Common mistakes when breaking down a screenplay

The most common mistake is treating every scene as equally literal. Scripts often compress reality. "A packed campaign rally" is not one line item. It may be extras, signage, wardrobe variations, sound reinforcement, location permits, traffic control, and extensive art direction.

Another mistake is failing to track continuity. A prop that appears once may actually recur across six scenes on three script days. Wardrobe changes that look minor on the page may require precise continuity oversight if the schedule shoots out of order, which it usually does.

There is also a tendency to undercount transitions and implied action. If a character exits a nightclub and is immediately seen driving across town, you may be looking at two locations, a vehicle setup, process work decisions, and a potential time-of-night mismatch.

Finally, teams often separate creative development from production breakdown too early. That split slows everyone down. If a sequence obviously needs visual planning, budget sensitivity, and pitch-ready materials, those should be developed in parallel, not in separate months.

How detailed should your breakdown be?

It depends on the stage of the project.

If the script is being evaluated for packaging, financing, or internal greenlight discussion, the breakdown may be broad but strategically sharp. You need to know what drives cost, complexity, and marketability. You do not necessarily need every coffee cup tracked yet.
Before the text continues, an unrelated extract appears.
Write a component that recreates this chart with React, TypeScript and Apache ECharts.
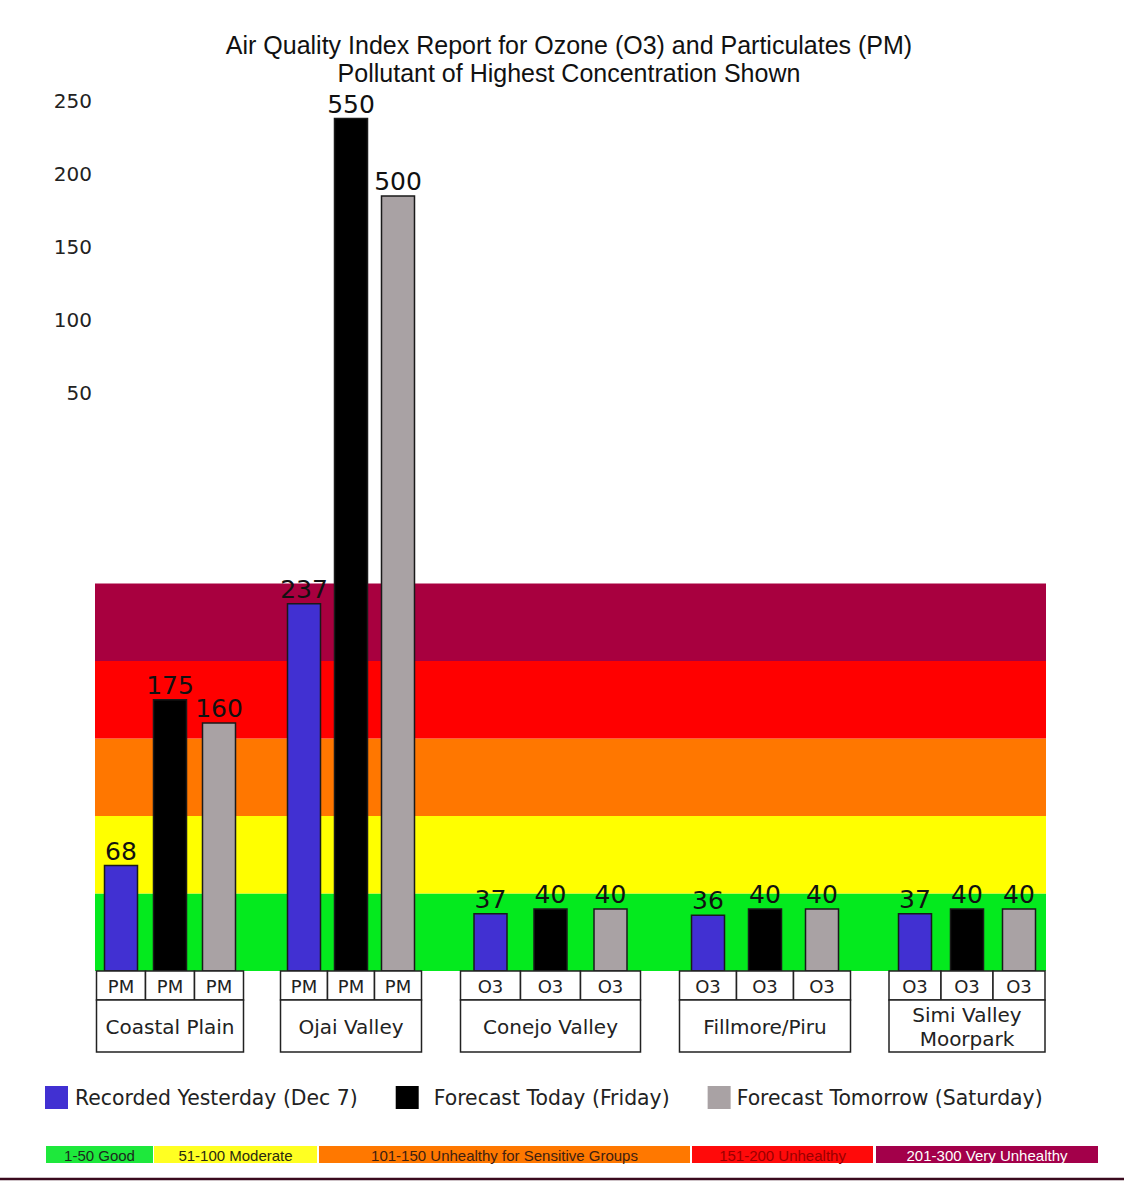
import React, { useEffect, useRef } from "react";
import * as echarts from "echarts";

// ---------- data ----------
const regions = ["Coastal Plain", "Ojai Valley", "Conejo Valley", "Fillmore/Piru", "Simi Valley\nMoorpark"];
const seriesNames = ["Recorded Yesterday (Dec 7)", "Forecast Today (Friday)", "Forecast Tomorrow (Saturday)"];
const recordedYesterday = [68, 237, 37, 36, 37];
const forecastToday = [175, 550, 40, 40, 40];
const forecastTomorrow = [160, 500, 40, 40, 40];
const pollutantYesterday = ["PM", "PM", "O3", "O3", "O3"];
const pollutantToday = ["PM", "PM", "O3", "O3", "O3"];
const pollutantTomorrow = ["PM", "PM", "O3", "O3", "O3"];
const yTickLabels = ["250", "200", "150", "100", "50"];
const aqiBandBounds = [0, 50, 100, 150, 200, 250];
const aqiKeyLabels = [
  "1-50 Good",
  "51-100 Moderate",
  "101-150 Unhealthy for Sensitive Groups",
  "151-200 Unhealthy",
  "201-300 Very Unhealthy",
];

// ---------- styles / layout ----------
const seriesValues = [recordedYesterday, forecastToday, forecastTomorrow];
const seriesPollutants = [pollutantYesterday, pollutantToday, pollutantTomorrow];
const seriesColors = ["#4130d2", "#000000", "#a9a2a4"];
const bandColors = ["#04ea1e", "#ffff00", "#ff7700", "#ff0000", "#a8003f"];
const keyColors = ["#1ee83c", "#ffff22", "#ff7800", "#ff0a0a", "#a3004a"];
const keyTextColors = ["#1c2a1c", "#2a2a10", "#402010", "#9a0000", "#ffffff"];
const keyEdges = [[46, 153], [154, 317], [319, 690], [692, 873], [876, 1098]];
const legendTextPadding = [[12, 2, 0, 2], [12, 0, 0, 10], [12, 0, 0, 1]];
// group centres and slot widths along the (pixel-scaled) x track
const regionCenter = [75, 256, 455.5, 670, 872];
const slotWidth = [49, 47, 60, 57, 52];
const BAR_W = 33;
const FONT = "DejaVu Sans";

export default function App() {
  const ref = useRef<HTMLDivElement>(null);

  useEffect(() => {
    if (!ref.current) return;
    const chart = echarts.init(ref.current, undefined, { renderer: "svg" });

    const barSeries = seriesValues.map((vals, s) => ({
      type: "custom",
      name: seriesNames[s],
      xAxisIndex: 0,
      yAxisIndex: 0,
      clip: false,
      z: 3,
      itemStyle: { color: seriesColors[s] },
      encode: { x: 0, y: 1 },
      data: vals.map((v, i) => [regionCenter[i] + (s - 1) * slotWidth[i], v, i]),
      renderItem: (params: any, api: any) => {
        const x = api.value(0);
        const v = api.value(1);
        const i = api.value(2);
        const base = api.coord([x, 0]);
        const top = api.coord([x, v]);
        const bw = api.size([BAR_W, 0])[0];
        const sw = api.size([slotWidth[i], 0])[0];
        return {
          type: "group",
          children: [
            {
              type: "rect",
              shape: { x: base[0] - bw / 2, y: top[1], width: bw, height: base[1] - top[1] },
              style: { fill: seriesColors[s], stroke: "#1a1a1a", lineWidth: 1.5 },
            },
            {
              type: "text",
              x: base[0],
              y: top[1] - 2,
              style: {
                text: String(v),
                align: "center",
                verticalAlign: "bottom",
                fontSize: 25,
                fontFamily: FONT,
                fill: "#111",
              },
            },
            {
              type: "rect",
              shape: { x: base[0] - sw / 2, y: base[1], width: sw, height: 29 },
              style: { fill: "#ffffff", stroke: "#222", lineWidth: 1.5 },
            },
            {
              type: "text",
              x: base[0],
              y: base[1] + 15.5,
              style: {
                text: seriesPollutants[s][i],
                align: "center",
                verticalAlign: "middle",
                fontSize: 18,
                fontFamily: FONT,
                fill: "#222",
              },
            },
          ],
        };
      },
    }));

    const option: any = {
      animation: false,
      backgroundColor: "#ffffff",
      title: {
        text:
          "Air Quality Index Report for Ozone (O3) and Particulates (PM)\nPollutant of Highest Concentration Shown",
        left: 564,
        textAlign: "center",
        top: 26,
        textStyle: {
          fontSize: 25,
          fontWeight: "normal",
          fontFamily: "Liberation Sans",
          color: "#111",
          lineHeight: 28,
        },
      },
      legend: {
        data: seriesNames.map((n, i) => ({
          name: n,
          textStyle: { padding: legendTextPadding[i] },
        })),
        left: 40,
        top: 1081,
        icon: "rect",
        itemWidth: 23,
        itemHeight: 23,
        itemGap: 38,
        selectedMode: false,
        textStyle: { fontSize: 20.4, fontFamily: FONT, color: "#222" },
      },
      grid: [
        { left: 95, right: 78, top: 103, bottom: 210 },
        { left: 95, width: 10, top: 64.5, height: 365 },
      ],
      xAxis: [
        { type: "value", gridIndex: 0, min: 0, max: 951, show: false },
        { type: "value", gridIndex: 1, min: 0, max: 1, show: false },
      ],
      yAxis: [
        { type: "value", gridIndex: 0, min: 0, max: 560, show: false },
        {
          type: "category",
          gridIndex: 1,
          data: yTickLabels,
          inverse: true,
          axisLine: { show: false },
          axisTick: { show: false },
          splitLine: { show: false },
          axisLabel: { fontSize: 20, fontFamily: FONT, color: "#222", margin: 3 },
        },
      ],
      graphic: [
        ...keyEdges.map((e, i) => ({
          type: "group",
          children: [
            {
              type: "rect",
              shape: { x: e[0], y: 1146, width: e[1] - e[0], height: 17 },
              style: { fill: keyColors[i] },
            },
            {
              type: "text",
              x: (e[0] + e[1]) / 2,
              y: 1155,
              style: {
                text: aqiKeyLabels[i],
                align: "center",
                verticalAlign: "middle",
                fontSize: 15,
                fontFamily: "Liberation Sans",
                fill: keyTextColors[i],
              },
            },
          ],
        })),
        {
          type: "line",
          shape: { x1: 0, y1: 1179, x2: 1124, y2: 1179 },
          style: { stroke: "#3a0a1e", lineWidth: 2.5 },
        },
      ],
      series: [
        {
          type: "custom",
          name: "bands",
          silent: true,
          clip: false,
          z: 1,
          data: bandColors.map((c, i) => [aqiBandBounds[i], aqiBandBounds[i + 1]]),
          renderItem: (params: any, api: any) => {
            const lo = api.coord([0, api.value(0)]);
            const hi = api.coord([0, api.value(1)]);
            return {
              type: "rect",
              shape: {
                x: params.coordSys.x,
                y: hi[1],
                width: params.coordSys.width,
                height: lo[1] - hi[1],
              },
              style: { fill: bandColors[params.dataIndex] },
            };
          },
        },
        ...barSeries,
        {
          type: "custom",
          name: "regions",
          silent: true,
          clip: false,
          z: 3,
          encode: { x: 0, y: 1 },
          data: regions.map((r, i) => [regionCenter[i], 0, i]),
          renderItem: (params: any, api: any) => {
            const i = api.value(2);
            const p = api.coord([api.value(0), 0]);
            const w = api.size([slotWidth[i] * 3, 0])[0];
            return {
              type: "group",
              children: [
                {
                  type: "rect",
                  shape: { x: p[0] - w / 2, y: p[1] + 29, width: w, height: 52 },
                  style: { fill: "#ffffff", stroke: "#222", lineWidth: 1.5 },
                },
                {
                  type: "text",
                  x: p[0],
                  y: p[1] + 56,
                  style: {
                    text: regions[i],
                    align: "center",
                    verticalAlign: "middle",
                    fontSize: 20,
                    lineHeight: 24,
                    fontFamily: FONT,
                    fill: "#222",
                  },
                },
              ],
            };
          },
        },
      ],
    };

    chart.setOption(option);
    return () => chart.dispose();
  }, []);

  return (
    <div
      ref={ref}
      style={{ position: "absolute", left: 0, top: 0, width: 1124, height: 1181, background: "#fff" }}
    />
  );
}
If the project is entering active pre-production, the detail level needs to increase fast. Department heads need specificity. A vague breakdown is not efficient. It just delays the work until more expensive people are waiting on answers.

There is a trade-off here. Too little detail creates blind spots. Too much detail too early can waste time if the script is still shifting. The smart approach is phased precision: broad first pass, then deeper scene-level extraction once the draft stabilizes and the production path is real.

How to break down a screenplay for speed and accuracy

If speed matters, standardize the process. Start with script segmentation, move into element tagging, then review by department priority. Do not jump randomly between scenes based on what feels exciting. That is how continuity issues and duplicate notes appear.

It also helps to separate facts from assumptions. If the script explicitly requires a stunt, mark it. If the script suggests a complex stunt depending on directorial approach, note it as a question. That distinction keeps early budgets more honest.

Accuracy improves when the breakdown is collaborative. Writers, producers, and production leads often catch different things. The writer may know a line is metaphorical, while the production designer may spot a hidden period cost the page does not announce. The best breakdowns are structured enough to move fast and flexible enough to absorb expert review.

And if the project is moving on a compressed timeline, the real advantage comes from connecting breakdown data to the next decisions immediately. Scene analysis should feed budget estimation, casting notices, visual concepting, camera planning, and schedule logic. If those outputs live in separate silos, speed disappears.

The goal is not paperwork

The point of a screenplay breakdown is not to generate more documents. It is to reduce uncertainty. When you break down a screenplay well, the script stops being a static file and starts acting like a production asset.

That shift matters whether you are an indie filmmaker trying to package a feature, a producer comparing feasibility across projects, or a development team trying to move from approval to action without losing weeks. The breakdown gives the project shape. It shows where the script is lean, where it is ambitious, and where smart planning can preserve scale without losing intent.

The best time to do that work is before the schedule gets built around assumptions that were never tested on the page.